There is nothing like a bumpy car transfer through the bustling streets of Dar to get to know your travel buddies for the next two weeks! We had congregated at Dar airport having flown in from 6 different countries and were heading down to the coast to Selous Safari Company's original beach retreat, Ras Kutani. The drive took about 90 minutes, with the city streets getting quieter albeit a little more bumpy! Gradually the shack-lined streets were replaced with huge palm trees and leafy green expanses surrounded us.
The arrival at Ras Kutani brought a sigh of relief from us all; after some long-haul flights we were more than ready for some R & R. We were shown to our rooms and the first comment from me (and I think everyone else) was “woah that is a huge bed”. It was a sight I had only wished for whilst sitting cramped in my airline seat the night before. With an ocean view right from my bed and a cosy looking hammock just waiting to be napped in, I knew two nights would be far too brief..
Ras Kutani is made up of 2 suites set into the hillside, with views over the coastal forest and out to sea, as well as 9 cottages each overlooking the fresh water lagoon or the ocean. The meeting of these two water sources creates a stunning view from the main area and the serene feeling that only being by water can bring.
A delicious lunch of Swahili style curry was devoured whilst the Managers told us that there is only one rule all guests must abide by at Ras Kutani... to relax. Feeling the effects of being trapped on a flight for 9 hours I decided to take a walk down the beach. Warm and breezy and with the Indian Ocean lapping at my feet… it was the perfect way to reset my frantic European mindset into the African pace.
After a very restful night’s sleep in our giant-sized beds, we walked down to the local village. The walk took about 1.5 hours and we were greeted like old friends by the locals, who offered us a drink as we took shelter from the sun. We headed to the local school built by Selous Safari Company in conjunction with the local community. We were not expecting any children as it was Saturday but we were pleasantly surprised to be welcomed warmly by a big group during their Maths class.

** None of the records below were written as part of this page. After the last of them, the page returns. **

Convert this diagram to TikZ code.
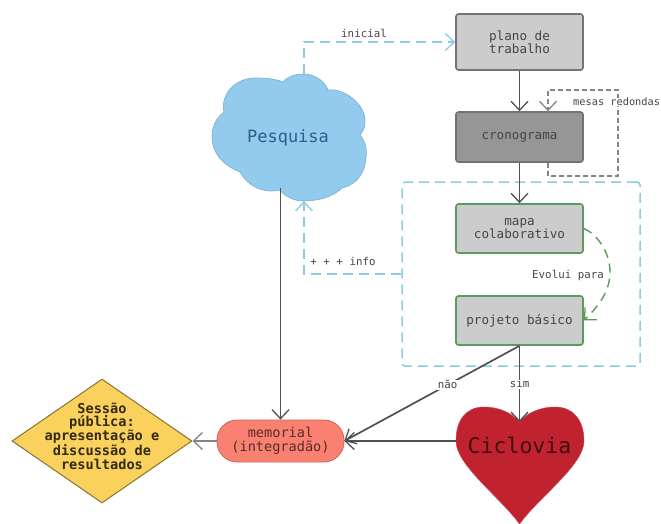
\documentclass[tikz,border=0pt]{standalone}
\usepackage{fontspec}
\setmainfont{DejaVu Sans Mono}
\usetikzlibrary{arrows.meta,shapes.geometric,calc}
\definecolor{boxgray}{HTML}{CCCCCC}
\definecolor{cronogray}{HTML}{969696}
\definecolor{blueline}{HTML}{8CCBE0}
\definecolor{cloudblue}{HTML}{93CBEE}
\definecolor{greenline}{HTML}{5E9A5C}
\definecolor{txtgray}{HTML}{444444}
\definecolor{linegray}{HTML}{505050}
\definecolor{heartfill}{HTML}{C0232F}
\definecolor{memfill}{HTML}{FA8072}
\definecolor{diafill}{HTML}{F9D15C}
\definecolor{cloudtxt}{HTML}{2B5F86}
\tikzset{
  x=1pt,y=-1pt,
  barb/.style={-{Straight Barb[length=9pt,width=17pt,line width=1.3pt]}},
  solidline/.style={barb,draw=linegray,line width=1.7pt},
  blueconn/.style={barb,draw=blueline,line width=1.5pt,dash pattern=on 10pt off 6pt},
  grayconn/.style={barb,draw=linegray!70,line width=1.2pt,dash pattern=on 5pt off 3pt},
  greenconn/.style={barb,draw=greenline,line width=1.4pt,dash pattern=on 9pt off 6pt},
  boxbase/.style={rectangle,rounded corners=2.5pt,minimum width=127pt,align=center,inner sep=0pt,text=txtgray,font=\fontsize{12.6pt}{12.8pt}\selectfont,line width=1.6pt},
  graybox/.style={boxbase,fill=boxgray,draw=linegray!80},
  greenbox/.style={boxbase,fill=boxgray,draw=greenline},
  lab/.style={text=txtgray,inner sep=1pt,font=\fontsize{10.8pt}{12pt}\selectfont},
}
\begin{document}
\begin{tikzpicture}
\useasboundingbox (0,0) rectangle (661,524);
% dashed group frame
\node[draw=blueline,line width=1.5pt,dash pattern=on 10pt off 6pt,rounded corners=3pt,minimum width=238pt,minimum height=184pt,inner sep=0pt] (group) at (521,274) {};
% boxes
\node[graybox,minimum height=56pt] (plano) at (519.5,42) {plano de\\trabalho};
\node[graybox,fill=cronogray,minimum height=50pt] (crono) at (519.5,137) {cronograma};
\node[greenbox,minimum height=49pt] (mapa) at (519.5,228.5) {mapa\\colaborativo};
\node[greenbox,minimum height=49pt] (proj) at (519.5,320.5) {projeto básico};
% cloud
\path[fill=cloudblue,draw=cloudblue!88!black,line width=.7pt]
  (283,82) .. controls (288,76) and (296,74) .. (303,74)
  .. controls (314,74) and (324,80) .. (328,90)
  .. controls (345,88) and (366,105) .. (365,122)
  .. controls (365,128) and (363,131) .. (360,135)
  .. controls (366,142) and (367,150) .. (366,158)
  .. controls (365,172) and (358,184) .. (342,188)
  .. controls (333,197) and (318,201) .. (303,201)
  .. controls (295,201) and (285,197) .. (280,190)
  .. controls (268,193) and (250,190) .. (240,172)
  .. controls (222,165) and (212,152) .. (212,137)
  .. controls (212,127) and (216,118) .. (224,112)
  .. controls (220,95) and (235,78) .. (255,78)
  .. controls (266,78) and (276,79) .. (283,82) -- cycle;
\node[inner sep=0pt,text=cloudtxt,font=\fontsize{17pt}{20pt}\selectfont] (cloudn) at (288,138) {Pesquisa};
% heart
\path[fill=heartfill,draw=heartfill!85!white,line width=.5pt] (519.5,524) .. controls (500,497) and (456,465) .. (456,441) .. controls (456,420) and (466,407) .. (484,407) .. controls (499,407) and (512,413) .. (519.5,422) .. controls (527,413) and (540,407) .. (555,407) .. controls (573,407) and (584,420) .. (584,441) .. controls (584,465) and (539,497) .. (519.5,524) -- cycle;
\node[inner sep=0pt,text=black!65!heartfill,font=\fontsize{21.5pt}{24pt}\selectfont] (heart) at (519.5,445) {Ciclovia};
% memorial
\node[rectangle,rounded corners=20pt,fill=memfill,draw=memfill!80!black,line width=.8pt,minimum width=127pt,minimum height=42pt,inner sep=0pt,align=center,text=black!65!memfill,font=\fontsize{13.6pt}{14pt}\selectfont] (memorial) at (280.5,441) {memorial\\(integradão)};
% diamond
\node[diamond,aspect=1.45,fill=diafill,draw=diafill!55!black,line width=1pt,minimum width=180pt,minimum height=124pt,inner sep=0pt] (dia) at (102,441) {};
\node[align=center,inner sep=0pt,text=black!80!diafill,font=\fontsize{13.6pt}{13.7pt}\selectfont\bfseries] (diatext) at (102,436) {Sessão\\pública:\\apresentação e\\discussão de\\resultados};
% connectors
\coordinate (cloudtop) at ($(cloudn.center)+(16,-64)$);
\coordinate (cloudbot) at ($(cloudn.center)+(16,63)$);
\coordinate (cloudout) at ($(cloudn.center)+(-7.5,50)$);
\coordinate (heartw) at (456,441);
\coordinate (heartn) at (519.5,422);
\draw[blueconn] (cloudtop) |- (plano.west);
\node[lab,inner sep=0pt] (inicial) at (364,33) {inicial};
\draw[solidline] (plano.south) -- (crono.north);
\coordinate (gout) at ($(crono.south)+(28.5,0)$);
\coordinate (gin) at ($(crono.north)+(28.5,0)$);
\coordinate (gr1) at (618,176);
\coordinate (gr2) at (618,90);
\draw[grayconn] (gout) |- (gr1) -- (gr2) -| (gin);
\node[lab,anchor=west,fill=white,inner sep=0pt,font=\fontsize{10.3pt}{12pt}\selectfont] (mesas) at (573,102) {mesas redondas};
\draw[solidline] (crono.south) -- (mapa.north);
\draw[greenconn] (mapa.east) .. controls (595,233) and (610,250) .. (610,272) .. controls (610,290) and (600,305) .. (proj.east);
\node[lab] (evolui) at (568,275) {Evolui para};
\draw[blueconn] (group.west) -| (cloudbot);
\node[lab,inner sep=0pt] (info) at (343,261) {+ + + info};
\draw[solidline] (cloudout) -- (memorial.north);
\draw[solidline] (proj.south) -- (memorial.east) node[pos=.41,fill=white,lab,inner sep=1pt] (nao) {não};
\draw[solidline] (proj.south) -- (heartn) node[pos=.5,fill=white,lab,inner sep=1pt] (sim) {sim};
\draw[solidline] (heartw) -- (memorial.east);
\draw[solidline,draw=linegray!70] (memorial.west) -- (dia.east);
\end{tikzpicture}
\end{document}
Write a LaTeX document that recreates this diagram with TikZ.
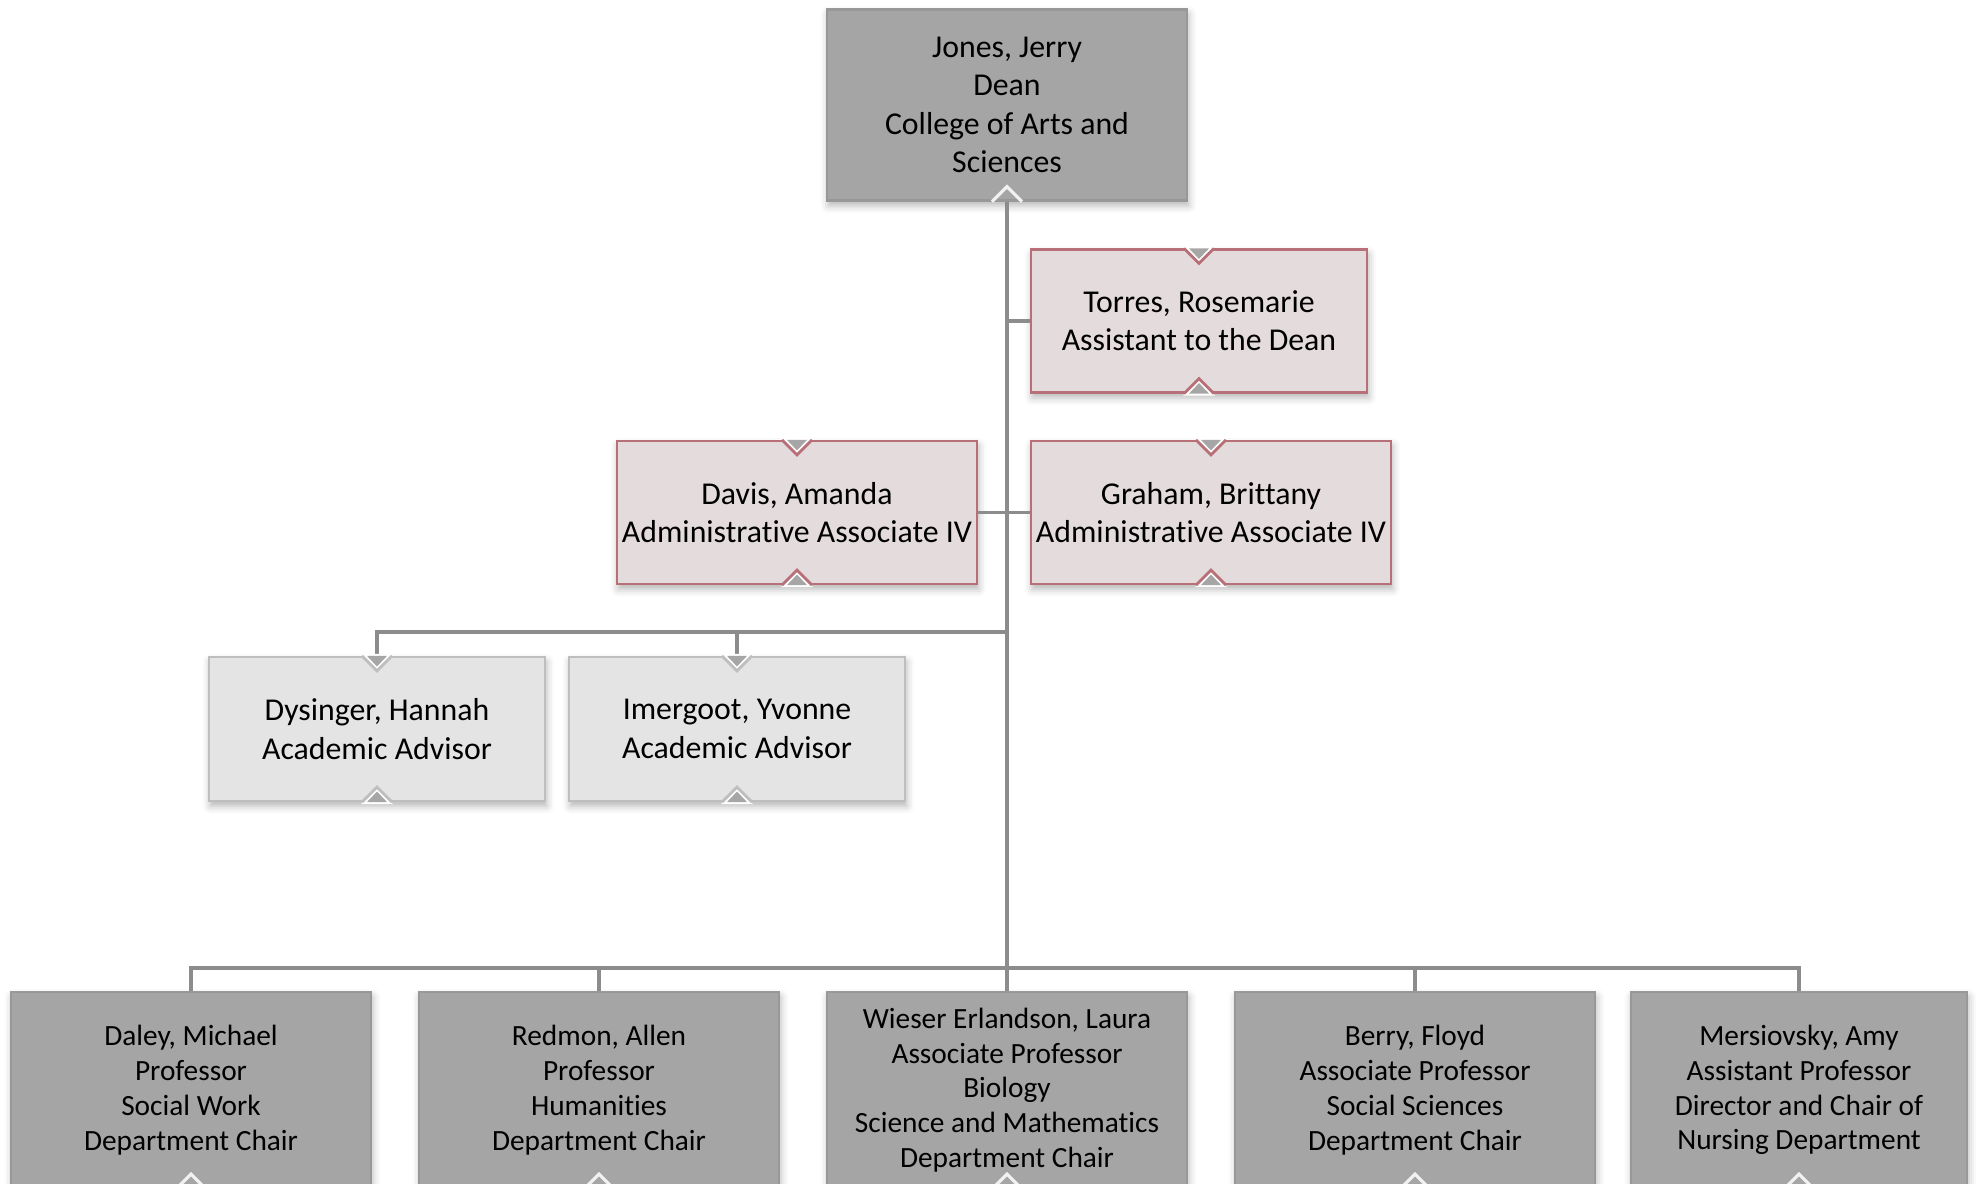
\documentclass[tikz,border=0pt]{standalone}
\usepackage{fontspec}
\setmainfont{Carlito}[Ligatures=NoCommon]
\usetikzlibrary{calc,shadows.blur}

\definecolor{deanfill}{RGB}{165,165,165}
\definecolor{deanline}{RGB}{152,152,152}
\definecolor{staffill}{RGB}{228,220,220}
\definecolor{staffline}{RGB}{184,112,120}
\definecolor{advfill}{RGB}{228,228,228}
\definecolor{advline}{RGB}{190,190,190}
\definecolor{connline}{RGB}{140,140,140}
\definecolor{notchgray}{RGB}{166,166,166}

% V cut in the top edge of a box
\newcommand{\notchtop}[2]{%
  \fill[white] ($(#1.north)+(-0.16,0.02)$) -- ($(#1.north)+(0.16,0.02)$) -- ($(#1.north)+(0,-0.15)$) -- cycle;
  \draw[#2, line width=0.8pt] ($(#1.north)+(-0.15,0)$) -- ($(#1.north)+(0,-0.15)$) -- ($(#1.north)+(0.15,0)$);
  \fill[notchgray] ($(#1.north)+(-0.10,0)$) -- ($(#1.north)+(0.10,0)$) -- ($(#1.north)+(0,-0.105)$) -- cycle;
}
% caret cut in the bottom edge of a box
\newcommand{\notchbot}[2]{%
  \fill[white] ($(#1.south)+(-0.16,-0.02)$) -- ($(#1.south)+(0.16,-0.02)$) -- ($(#1.south)+(0,0.15)$) -- cycle;
  \draw[#2, line width=0.8pt] ($(#1.south)+(-0.15,0)$) -- ($(#1.south)+(0,0.15)$) -- ($(#1.south)+(0.15,0)$);
  \fill[notchgray] ($(#1.south)+(-0.10,0)$) -- ($(#1.south)+(0.10,0)$) -- ($(#1.south)+(0,0.105)$) -- cycle;
}
% light caret only
\newcommand{\chevbot}[1]{%
  \draw[white!85!deanfill, line width=0.9pt] ($(#1.south)+(-0.15,0)$) -- ($(#1.south)+(0,0.15)$) -- ($(#1.south)+(0.15,0)$);
}

\begin{document}
\begin{tikzpicture}[
    box/.style={rectangle, inner sep=0pt, align=center, line width=0.6pt,
      blur shadow={shadow xshift=0.4pt, shadow yshift=-1.4pt, shadow blur radius=2.2pt, shadow opacity=30}},
    dean/.style={box, fill=deanfill, draw=deanline, minimum width=3.6cm, minimum height=1.91cm,
      font=\fontsize{9.05}{10.9}\selectfont},
    staff/.style={box, fill=staffill, draw=staffline, minimum height=1.43cm,
      font=\fontsize{9.05}{10.9}\selectfont},
    adv/.style={box, fill=advfill, draw=advline, minimum width=3.36cm, minimum height=1.44cm,
      font=\fontsize{9.05}{10.9}\selectfont},
    chair/.style={box, fill=deanfill, draw=deanline, minimum height=1.96cm,
      font=\fontsize{8.35}{9.9}\selectfont},
    conn/.style={draw=connline, line width=1.1pt}
  ]

\useasboundingbox (0,0) rectangle (19.77,-11.84);
\clip (0,0) rectangle (19.77,-11.84);

% boxes
\node[dean] (jones) at (10.07,-1.05) {Jones, Jerry\\Dean\\College of Arts and\\Sciences};

\node[staff, minimum width=3.36cm] (torres) at (11.99,-3.21) {Torres, Rosemarie\\Assistant to the Dean};
\node[staff, minimum width=3.6cm] (davis) at (7.97,-5.125) {Davis, Amanda\\Administrative Associate IV};
\node[staff, minimum width=3.6cm] (graham) at (12.11,-5.125) {Graham, Brittany\\Administrative Associate IV};

\node[adv] (dysinger) at (3.77,-7.29) {Dysinger, Hannah\\Academic Advisor};
\node[adv] (imergoot) at (7.37,-7.29) {Imergoot, Yvonne\\Academic Advisor};

\node[chair, minimum width=3.6cm] (daley) at (1.91,-10.9) {Daley, Michael\\Professor\\Social Work\\Department Chair};
\node[chair, minimum width=3.6cm] (redmon) at (5.99,-10.9) {Redmon, Allen\\Professor\\Humanities\\Department Chair};
\node[chair, minimum width=3.6cm] (wieser) at (10.07,-10.9) {Wieser Erlandson, Laura\\Associate Professor\\Biology\\Science and Mathematics\\Department Chair};
\node[chair, minimum width=3.6cm] (berry) at (14.15,-10.9) {Berry, Floyd\\Associate Professor\\Social Sciences\\Department Chair};
\node[chair, minimum width=3.36cm] (mersiovsky) at (17.99,-10.9) {Mersiovsky, Amy\\Assistant Professor\\Director and Chair of\\Nursing Department};

\coordinate (advbar) at (10.07,-6.32);
\coordinate (deptbar) at (10.07,-9.68);

% connectors
\draw[conn] (jones.south) -- (deptbar);
\draw[conn] (jones.south |- torres.west) -- (torres.west);
\draw[conn] (davis.east) -- (graham.west);
\draw[conn] (dysinger.north) |- (advbar);
\draw[conn] (advbar -| imergoot.north) -- (imergoot.north);
\draw[conn] (daley.north) |- (deptbar) -| (mersiovsky.north);
\foreach \n in {redmon,wieser,berry}
  \draw[conn] (deptbar -| \n.north) -- (\n.north);

% notches
\chevbot{jones}
\foreach \n in {torres,davis,graham} {
  \notchtop{\n}{staffline}
  \notchbot{\n}{staffline}
}
\foreach \n in {dysinger,imergoot} {
  \notchtop{\n}{advline}
  \notchbot{\n}{advline}
}
\foreach \n in {daley,redmon,wieser,berry,mersiovsky} {
  \chevbot{\n}
}

\end{tikzpicture}
\end{document}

Ras Kutani is surrounded by a rare coastal forest, this type of forest used to cover huge tracts of the Swahili coast, however the area surrounding the lodge is now one of the last remaining vestiges. We headed out on a fascinating walk through the forest, spotting some of the many primates calling it home – curious Vervet monkeys peeked through trees but the beautiful black and white colobus monkey eluded us. The walk took us out onto the beach, where a drinks bar was set up and cocktails awaited us. Sat around the open beach fire sipping our delicious mojitos with the sea as our background music, I realised that Ras Kutani was really the perfect start to any Tanzania holiday... such easy access from Dar and yet in a different very, very chilled world.